News & Politics

Rutgers Chancellor Apologizes for Condemning Anti-Semitic Attacks

AP Photo/Ringo H.W. Chiu

It’s George Orwell’s world and we’re only living in it.

There’s an insidious argument being advanced in the wake of the Israeli-Hamas war. It posits the notion that criticizing anti-Semitism in the United States is the same as being anti-Palestinian. How that topsy-turvy, upside-down logic made its way into the mainstream is unclear. But the argument has been embraced by the left — probably because it stifles debate on their own rabid Jew-hate.

A case in point is what happened to Chancellor Christopher Molloy of Rutgers University. Molloy issued a somewhat confusing statement, condemning anti-Semitism on Wednesday.

“We are saddened by and greatly concerned about the sharp rise in hostile sentiments and anti-Semitic violence in the United States. Recent incidents of hate directed toward Jewish members of our community again remind us of what history has to teach us. Tragically, in the last century alone, acts of prejudice and hatred left unaddressed have served as the foundation for many atrocities against targeted groups around the world.”

Of course, Molloy had to check all the boxes in condemning all hate.

“Last year’s murder of George Floyd brought into sharp focus the racial injustices that continue to plague our country, and over the past year there has been attacks on our Asian American Pacific Islander citizens, the spaces of Indigenous peoples defiled, and targeted oppression and other assaults against Hindus and Muslims.”

Ordinarily, that reference to “targeted oppression and other assaults” against Muslims might be seen as condemning anti-Palestinian hate.

But Molloy failed to condemn Israeli violence against Palestinians. This hurt the feelings of Palestinians who have worked hard to create their own status as victims and get angry when their labors aren’t recognized.

So Molloy sent out another email the next day, apologizing for his oversight and implicitly acknowledging that it was wrong to condemn anti-Semitism so prominently.

“We are writing today as a follow-up to the message sent on Wednesday, May 26th to the university community.

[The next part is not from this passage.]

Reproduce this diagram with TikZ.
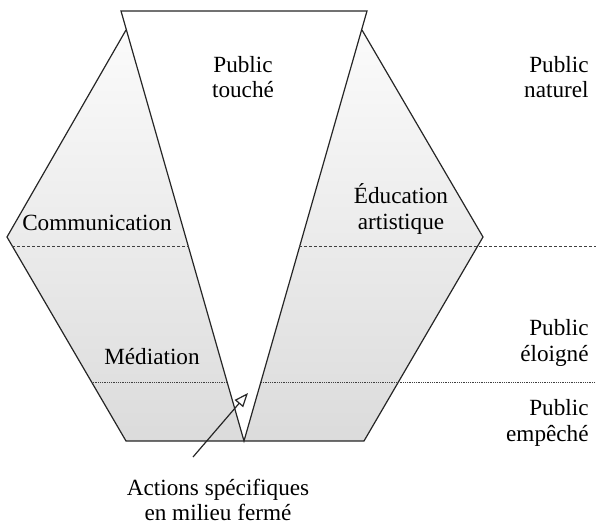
\documentclass[tikz,border=0pt]{standalone}
\usepackage{fontspec}
\setmainfont{Liberation Serif}
\usetikzlibrary{arrows.meta}

\begin{document}
\begin{tikzpicture}[x=0.5pt,y=-0.5pt]
    \tikzstyle{every node}=[font=\fontsize{11.6}{12.8}\selectfont, inner sep=0pt]
    \tikzstyle{edge}=[line width=0.6pt, draw=black!85]
    \tikzstyle{level}=[line width=0.45pt, draw=black!75]
    \useasboundingbox (0,0) rectangle (596,525);
    % corners of the funnel and of the hexagon
    \coordinate (vl) at (121,11);
    \coordinate (vr) at (367,11);
    \coordinate (apex) at (244,441);
    \coordinate (tl) at (126,30);
    \coordinate (tr) at (362,30);
    \coordinate (ml) at (7,237);
    \coordinate (mr) at (483,237);
    \coordinate (bl) at (126,441);
    \coordinate (br) at (364,441);
    \shade[top color=gray!3, bottom color=gray!28] (tl) -- (ml) -- (bl) -- (br) -- (mr) -- (tr) -- cycle;
    \filldraw[edge, fill=white] (vl) -- (vr) -- (apex) -- cycle;
    \draw[edge] (tl) -- (ml) -- (bl) -- (br) -- (mr) -- (tr);
    % Draw the two levels
    \draw[level, dash pattern=on 1.5pt off 1pt] (12,246) -- (189,246);
    \draw[level, dash pattern=on 1.5pt off 1pt] (299,246) -- (596,246);
    \draw[level, dash pattern=on 0.4pt off 0.5pt] (91,382) -- (227,382);
    \draw[level, dash pattern=on 0.4pt off 0.5pt] (261,382) -- (596,382);
    % labels
    \node[align=center] (touche) at (243,77) {Public\\touché};
    \node[align=right, anchor=east] (naturel) at (589,77) {Public\\naturel};
    \node (comm) at (97,223) {Communication};
    \node[align=center] (educ) at (401,209) {Éducation\\artistique};
    \node (medi) at (152,357) {Médiation};
    \node[align=right, anchor=east] (eloigne) at (589,343) {Public\\éloigné};
    \node[align=right, anchor=east] (empeche) at (589,423) {Public\\empêché};
    \node[align=center] (actions) at (218,500) {Actions spécifiques\\en milieu fermé};
    \coordinate (tail) at (193,457);
    \coordinate (head) at (248,393);
    \draw[edge, -{Triangle[open, length=7pt, width=5.5pt]}] (tail) -- (head);
\end{tikzpicture}
\end{document}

We understand that intent and impact are two different things, and while the intent of our message was to affirm that Rutgers–New Brunswick is a place where all identities can feel validated and supported, the impact of the message fell short of that intention. In hindsight, it is clear to us that the message failed to communicate support for our Palestinian community members. We sincerely apologize for the hurt that this message has caused.”

Causing hurt to some of those who hate just isn’t part of the social justice agenda. Hate, at least against certain people and certain groups, should be allowed to grow in the breast of a social justice warrior until it bursts forth in a spasm of righteous indignation.

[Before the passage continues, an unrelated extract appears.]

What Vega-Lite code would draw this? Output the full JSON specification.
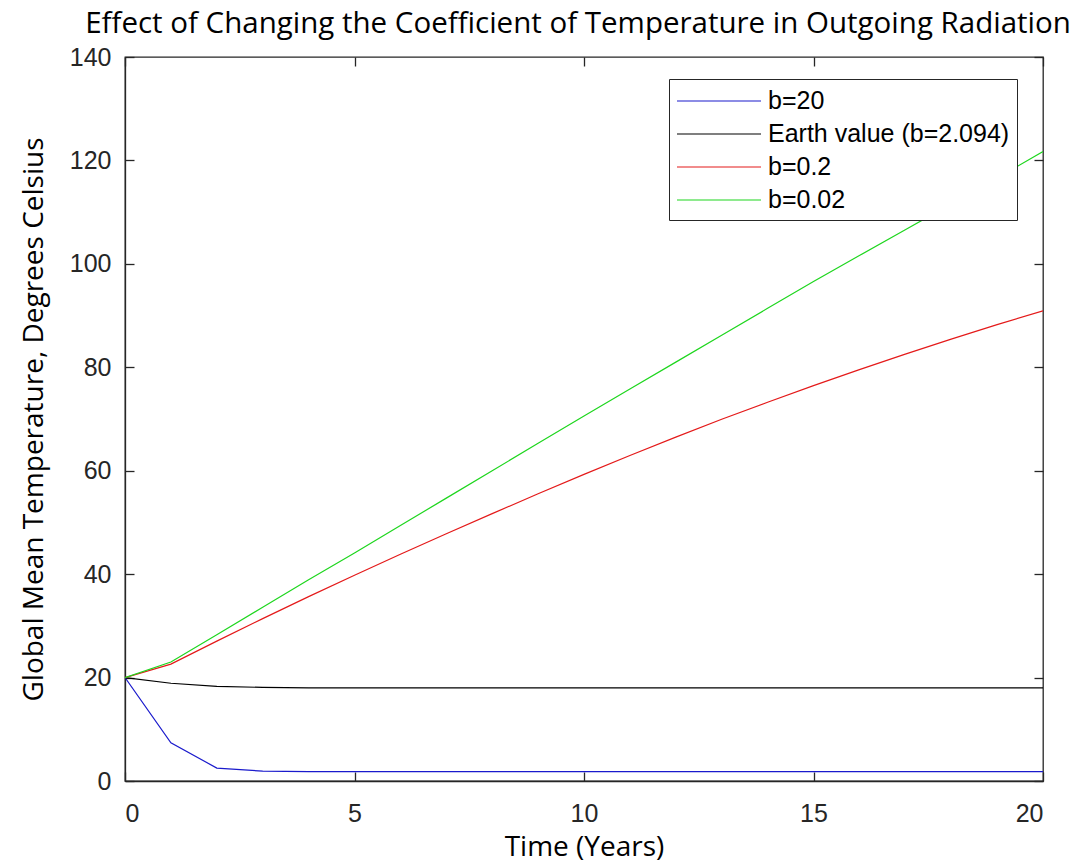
{
  "$schema": "https://vega.github.io/schema/vega-lite/v6.json",
  "autosize": {"type": "none"},
  "padding": {"left": 125, "top": 57, "right": 37, "bottom": 86},
  "width": 918,
  "height": 724,
  "background": "white",
  "title": {
    "text": "Effect of Changing the Coefficient of Temperature in Outgoing Radiation",
    "font": "Open Sans",
    "fontSize": 29.5,
    "fontWeight": "normal",
    "color": "#000000",
    "anchor": "middle",
    "offset": 6,
    "dx": -6
  },
  "config": {
    "view": {"stroke": "#262626", "strokeWidth": 1.3},
    "axis": {
      "grid": false,
      "domainColor": "#262626",
      "tickColor": "#262626",
      "labelColor": "#262626",
      "labelFont": "Liberation Sans",
      "labelFontSize": 25,
      "titleFont": "Open Sans",
      "titleFontSize": 28,
      "titleFontWeight": "normal",
      "titleColor": "#000000",
      "tickSize": -9,
      "domainWidth": 1.3,
      "tickWidth": 1.3
    }
  },
  "data": {
    "values": [
      {"t": 0, "s": "b=20", "T": 20},
      {"t": 1, "s": "b=20", "T": 7.4},
      {"t": 2, "s": "b=20", "T": 2.5},
      {"t": 3, "s": "b=20", "T": 1.9},
      {"t": 4, "s": "b=20", "T": 1.8},
      {"t": 5, "s": "b=20", "T": 1.8},
      {"t": 6, "s": "b=20", "T": 1.8},
      {"t": 7, "s": "b=20", "T": 1.8},
      {"t": 8, "s": "b=20", "T": 1.8},
      {"t": 9, "s": "b=20", "T": 1.8},
      {"t": 10, "s": "b=20", "T": 1.8},
      {"t": 11, "s": "b=20", "T": 1.8},
      {"t": 12, "s": "b=20", "T": 1.8},
      {"t": 13, "s": "b=20", "T": 1.8},
      {"t": 14, "s": "b=20", "T": 1.8},
      {"t": 15, "s": "b=20", "T": 1.8},
      {"t": 16, "s": "b=20", "T": 1.8},
      {"t": 17, "s": "b=20", "T": 1.8},
      {"t": 18, "s": "b=20", "T": 1.8},
      {"t": 19, "s": "b=20", "T": 1.8},
      {"t": 20, "s": "b=20", "T": 1.8},
      {"t": 0, "s": "Earth value (b=2.094)", "T": 20},
      {"t": 1, "s": "Earth value (b=2.094)", "T": 18.9},
      {"t": 2, "s": "Earth value (b=2.094)", "T": 18.3},
      {"t": 3, "s": "Earth value (b=2.094)", "T": 18.1},
      {"t": 4, "s": "Earth value (b=2.094)", "T": 18.0},
      {"t": 5, "s": "Earth value (b=2.094)", "T": 18.0},
      {"t": 6, "s": "Earth value (b=2.094)", "T": 18.0},
      {"t": 7, "s": "Earth value (b=2.094)", "T": 18.0},
      {"t": 8, "s": "Earth value (b=2.094)", "T": 18.0},
      {"t": 9, "s": "Earth value (b=2.094)", "T": 18.0},
      {"t": 10, "s": "Earth value (b=2.094)", "T": 18.0},
      {"t": 11, "s": "Earth value (b=2.094)", "T": 18.0},
      {"t": 12, "s": "Earth value (b=2.094)", "T": 18.0},
      {"t": 13, "s": "Earth value (b=2.094)", "T": 18.0},
      {"t": 14, "s": "Earth value (b=2.094)", "T": 18.0},
      {"t": 15, "s": "Earth value (b=2.094)", "T": 18.0},
      {"t": 16, "s": "Earth value (b=2.094)", "T": 18.0},
      {"t": 17, "s": "Earth value (b=2.094)", "T": 18.0},
      {"t": 18, "s": "Earth value (b=2.094)", "T": 18.0},
      {"t": 19, "s": "Earth value (b=2.094)", "T": 18.0},
      {"t": 20, "s": "Earth value (b=2.094)", "T": 18.0},
      {"t": 0, "s": "b=0.2", "T": 20},
      {"t": 1, "s": "b=0.2", "T": 22.6},
      {"t": 2, "s": "b=0.2", "T": 27.05},
      {"t": 3, "s": "b=0.2", "T": 31.4},
      {"t": 4, "s": "b=0.2", "T": 35.65},
      {"t": 5, "s": "b=0.2", "T": 39.8},
      {"t": 6, "s": "b=0.2", "T": 43.85},
      {"t": 7, "s": "b=0.2", "T": 47.8},
      {"t": 8, "s": "b=0.2", "T": 51.7},
      {"t": 9, "s": "b=0.2", "T": 55.55},
      {"t": 10, "s": "b=0.2", "T": 59.3},
      {"t": 11, "s": "b=0.2", "T": 62.95},
      {"t": 12, "s": "b=0.2", "T": 66.5},
      {"t": 13, "s": "b=0.2", "T": 69.95},
      {"t": 14, "s": "b=0.2", "T": 73.25},
      {"t": 15, "s": "b=0.2", "T": 76.45},
      {"t": 16, "s": "b=0.2", "T": 79.55},
      {"t": 17, "s": "b=0.2", "T": 82.55},
      {"t": 18, "s": "b=0.2", "T": 85.45},
      {"t": 19, "s": "b=0.2", "T": 88.25},
      {"t": 20, "s": "b=0.2", "T": 90.9},
      {"t": 0, "s": "b=0.02", "T": 20},
      {"t": 1, "s": "b=0.02", "T": 23.0},
      {"t": 2, "s": "b=0.02", "T": 28.3},
      {"t": 3, "s": "b=0.02", "T": 33.6},
      {"t": 4, "s": "b=0.02", "T": 38.9},
      {"t": 5, "s": "b=0.02", "T": 44.1},
      {"t": 6, "s": "b=0.02", "T": 49.4},
      {"t": 7, "s": "b=0.02", "T": 54.7},
      {"t": 8, "s": "b=0.02", "T": 60.0},
      {"t": 9, "s": "b=0.02", "T": 65.3},
      {"t": 10, "s": "b=0.02", "T": 70.6},
      {"t": 11, "s": "b=0.02", "T": 75.8},
      {"t": 12, "s": "b=0.02", "T": 81.0},
      {"t": 13, "s": "b=0.02", "T": 86.2},
      {"t": 14, "s": "b=0.02", "T": 91.4},
      {"t": 15, "s": "b=0.02", "T": 96.6},
      {"t": 16, "s": "b=0.02", "T": 101.6},
      {"t": 17, "s": "b=0.02", "T": 106.6},
      {"t": 18, "s": "b=0.02", "T": 111.6},
      {"t": 19, "s": "b=0.02", "T": 116.6},
      {"t": 20, "s": "b=0.02", "T": 121.7}
    ]
  },
  "resolve": {"axis": {"x": "independent", "y": "independent"}},
  "layer": [
    {
      "mark": {"type": "line", "strokeWidth": 1.2, "clip": true},
      "encoding": {
        "x": {
          "field": "t", "type": "quantitative",
          "scale": {"domain": [0, 20], "nice": false},
          "axis": {"values": [0, 5, 10, 15, 20], "title": "Time (Years)", "labelPadding": 29, "titlePadding": 7}
        },
        "y": {
          "field": "T", "type": "quantitative",
          "scale": {"domain": [0, 140], "nice": false},
          "axis": {"values": [0, 20, 40, 60, 80, 100, 120, 140], "title": "Global Mean Temperature, Degrees Celsius", "labelPadding": 23, "titlePadding": 21}
        },
        "color": {
          "field": "s", "type": "nominal",
          "scale": {
            "domain": ["b=20", "Earth value (b=2.094)", "b=0.2", "b=0.02"],
            "range": ["#1a1acc", "#000000", "#e41a1a", "#1ed61e"]
          },
          "legend": {
            "title": null,
            "orient": "none",
            "legendX": 544,
            "legendY": 22,
            "symbolType": "M-1,0H5",
            "symbolSize": 784,
            "symbolStrokeWidth": 1.2,
            "labelFont": "Liberation Sans",
            "labelFontSize": 25,
            "labelLimit": 500,
            "labelColor": "#000000",
            "labelOffset": 62,
            "rowPadding": 5,
            "strokeColor": "#262626",
            "fillColor": "white",
            "padding": 7
          }
        }
      }
    },
    {
      "mark": {"type": "line", "opacity": 0},
      "encoding": {
        "x": {
          "field": "t", "type": "quantitative",
          "axis": {"orient": "top", "values": [0, 5, 10, 15, 20], "labels": false, "title": null, "domain": false}
        },
        "y": {
          "field": "T", "type": "quantitative",
          "axis": {"orient": "right", "values": [0, 20, 40, 60, 80, 100, 120, 140], "labels": false, "title": null, "domain": false}
        },
        "detail": {"field": "s"}
      }
    }
  ]
}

Or a Molotov cocktail thrown into a police station.

In his eagerness to be “inclusive” in condemning hate Molloy has beclowned himself.

David Bernstein:

If a condemnation of antisemitism in the U.S. because of a recent upsurge in violence, threats, and vandalism, combined with a condemnation of all other forms of bigotry, triggers Students for Justice in Palestine, the chancellor’s response could have taken many forms, including silence. The one response that’s completely unacceptable is to endorse SJP’s view that condemning antisemitism in the United States makes you anti-Palestinian, or indeed reflects any view on the Arab-Israeli conflict at all.

This kind of Orwellian doublethink has become the norm on the left. That you can both condemn hate while at the same time condemning calling out the haters would have been considered insane a few years ago.

Now it’s mainstream thought at a major university.

An earlier version of this article misattributed the quote above to Eugene Volokh. We apologize for the error.